In the past 10 months, Justice has announced four consent orders in which it has settled charges against banks over alleged fair lending violations rather than take the matters to court, and other investigations--perhaps dozens--are underway. Prior to that time, only one such order had ever been signed. And HUD has talked tough about loan bias and taken scores of lenders, mostly nonbanks, to the woodshed, assessing civil penalties or barring lenders from participating in federally insured housing programs. Officials there have also considered drafting a sweeping new regulation on fair lending through the Fair Housing Act that could give HUD vast new powers.

The push by HUD and Justice comes with the blessing of President Clinton, who has committed the government to a renewed assault on discrimination--an issue Comptroller of the Currency Eugene Ludwig has harped on since he took office last year. But the drive also gained momentum from forces that predate Clinton's election, including regulators' analysis of Home Mortgage Disclosure Act (HMDA) data that has revealed apparent patterns of discrimination in mortgage lending; the October 1992 study by the Federal Reserve Bank of Boston, especially, opened the gates to allegations of bias.

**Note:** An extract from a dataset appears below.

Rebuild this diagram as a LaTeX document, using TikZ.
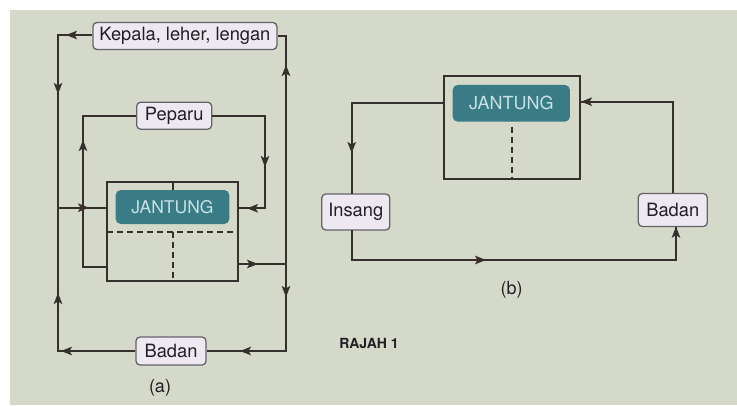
\documentclass[tikz,border=0pt]{standalone}
\usepackage{fontspec}
\setmainfont{TeX Gyre Heros}
\usetikzlibrary{arrows.meta}
\definecolor{bgc}{RGB}{213,217,202}
\definecolor{linec}{RGB}{55,47,43}
\definecolor{boxfill}{RGB}{238,232,241}
\definecolor{boxline}{RGB}{100,99,106}
\definecolor{labtext}{RGB}{35,30,36}
\definecolor{tealc}{RGB}{58,124,133}
\definecolor{jtext}{RGB}{200,225,230}
\tikzset{
  lbl/.style={draw=boxline, fill=boxfill, rounded corners=4pt, line width=1.3pt,
    inner sep=0pt, font=\fontsize{18.3}{20}\selectfont, text=labtext},
  heartlbl/.style={fill=tealc, rounded corners=5pt, inner sep=0pt,
    font=\fontsize{17.5}{20}\selectfont, text=jtext},
  frame/.style={draw=linec, line width=1.8pt, inner sep=0pt},
  flow/.style={draw=linec, line width=1.8pt},
  arr/.style={flow, -{Stealth[length=11pt,width=8.5pt,inset=2.5pt]}},
  dsh/.style={draw=linec, line width=1.8pt, dash pattern=on 6pt off 4pt},
  captxt/.style={font=\fontsize{18}{20}\selectfont, text=labtext},
}
\begin{document}
\begin{tikzpicture}[x=1pt,y=-1pt]
\useasboundingbox (0,0) rectangle (737,405);
\fill[white] (0,0) rectangle (737,405);
\fill[bgc] (10,10) rectangle (737,405);

% ---------- (a) ----------
\node[lbl, minimum width=184pt, minimum height=27pt] (kep) at (184.9,36) {Kepala, leher, lengan};
\node[lbl, minimum width=75pt, minimum height=27pt] (pep) at (174.2,115.7) {Peparu};
\node[lbl, minimum width=70pt, minimum height=28pt] (badA) at (171,351) {Badan};
\node[frame, minimum width=131pt, minimum height=99.3pt] (hA) at (172.2,231.35) {};
\node[heartlbl, minimum width=113.6pt, minimum height=34pt] (jA) at (172.5,207) {JANTUNG};

\coordinate (aTL) at (58,35);
\coordinate (aIn) at (58,207.7);
\coordinate (aHin) at (106.7,207.7);
\coordinate (aBL) at (58,351);
\coordinate (aTR) at (286,36);
\coordinate (aHout) at (237.7,264);
\coordinate (aOut) at (286,264);
\coordinate (aBR) at (286,351);
\coordinate (pHout) at (106.7,266.7);
\coordinate (pLB) at (83,266.7);
\coordinate (pLT) at (83,115.7);
\coordinate (pRT) at (265,115.7);
\coordinate (pRB) at (265,208.3);
\coordinate (pHin) at (237.7,208.3);
\coordinate (hTop) at (172.7,181.7);
\coordinate (dL) at (106.7,231.7);
\coordinate (dR) at (237.7,231.7);
\coordinate (dB) at (172.7,281);

% heart inner lines
\draw[flow] (hTop) -- (jA.north -| hTop);
\draw[dsh] (dL) -- (dR);
\draw[dsh] (hTop |- dL) -- (dB);

% connectors
\draw[flow] (kep.west |- aTL) -- (aTL) -- (aIn) -- (aHin);
\draw[flow] (badA.west) -- (aBL) -- (aIn);
\draw[flow] (aHout) -- (aOut) -- (aTR) -- (kep.east |- aTR);
\draw[flow] (aOut) -- (aBR) -- (badA.east);
\draw[flow] (pHout) -- (pLB) -- (pLT) -- (pep.west);
\draw[flow] (pep.east) -- (pRT) -- (pRB) -- (pHin);

% arrowheads
\coordinate (t1) at (66,35);
\coordinate (t2) at (58,94);
\coordinate (t3) at (89,207.7);
\coordinate (t4) at (61,351);
\coordinate (t5) at (58,293);
\coordinate (t6) at (83,140);
\coordinate (t7) at (265,167);
\coordinate (t8) at (247,208.3);
\coordinate (t9) at (258,264);
\coordinate (t10) at (286,65);
\coordinate (t11) at (286,297);
\coordinate (t12) at (240,351);
\draw[arr] (kep.west |- aTL) -- (t1);
\draw[arr] (aTL) -- (t2);
\draw[arr] (aIn) -- (t3);
\draw[arr] (badA.west) -- (t4);
\draw[arr] (aBL) -- (t5);
\draw[arr] (pLB) -- (t6);
\draw[arr] (pRT) -- (t7);
\draw[arr] (pRB) -- (t8);
\draw[arr] (aHout) -- (t9);
\draw[arr] (aOut) -- (t10);
\draw[arr] (aOut) -- (t11);
\draw[arr] (aBR) -- (t12);

\node[captxt] (capA) at (160,388) {(a)};

% ---------- (b) ----------
\node[frame, minimum width=136pt, minimum height=103.3pt] (hB) at (512,127.65) {};
\node[heartlbl, minimum width=117.3pt, minimum height=36.7pt, font=\fontsize{18}{20}\selectfont] (jB) at (511.3,103.3) {JANTUNG};
\node[lbl, minimum width=68pt, minimum height=36pt] (ins) at (355.8,212) {Insang};
\node[lbl, minimum width=69pt, minimum height=33pt] (badB) at (672.8,210) {Badan};

\coordinate (bHL) at (444,103.3);
\coordinate (bTL) at (351.7,103.3);
\coordinate (bInsT) at (351.7,194.3);
\coordinate (bInsB) at (351.7,230);
\coordinate (bBL) at (351.7,260);
\coordinate (bBR) at (676,260);
\coordinate (bBadB) at (676,226.7);
\coordinate (bBadT) at (672.7,193.3);
\coordinate (bTR) at (672.7,101.7);
\coordinate (bHR) at (581,101.7);
\coordinate (bD1) at (511.7,126.7);
\coordinate (bD2) at (511.7,179.3);

\draw[dsh] (bD1) -- (bD2);
\draw[flow] (bHL) -- (bTL) -- (bInsT);
\draw[flow] (bInsB) -- (bBL) -- (bBR) -- (bBadB);
\draw[flow] (bBadT) -- (bTR) -- (bHR);

\coordinate (t13) at (351.7,153);
\coordinate (t14) at (486,260);
\draw[arr] (bTL) -- (t13);
\draw[arr] (bBL) -- (t14);
\draw[arr] (bBR) -- (bBadB);
\draw[arr] (bTR) -- (bHR);

\node[captxt] (capB) at (511.7,290) {(b)};
\node[font=\bfseries\fontsize{14}{15}\selectfont, text=labtext] (raj) at (369,343) {RAJAH 1};
\end{tikzpicture}
\end{document}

Since then, despite clamoring by banks that the industry has built new bridges to minority communities, consolidated HMDA data continues to show sharply higher denial rates for blacks and Hispanics than for whites. And preliminary figures from the Federal Financial Institutions Examination Council for 1993 reveal a stubbornly high denial rate of 34% for blacks, compared to 25.2% for Hispanics and 15.4% for whites. Comparable 1992 numbers were 36%, 27% and 16%.

Bankers have assailed these statistics time and again as misleading--credit histories and property characteristics aren't factored in--even as authorities have latched onto them. Moreover, the numbers aren't always accurate (see "The Nuts and Bolts of Toeing the Line," page 48). "The data has its limitations," says Robert P. Chamness, executive vice president and chief counsel at consultant and software vendor CFI ProServices in Portland, OR. "Everyone recognizes that it's not proof of anything. HMDA is a can opener. It shows anomalies."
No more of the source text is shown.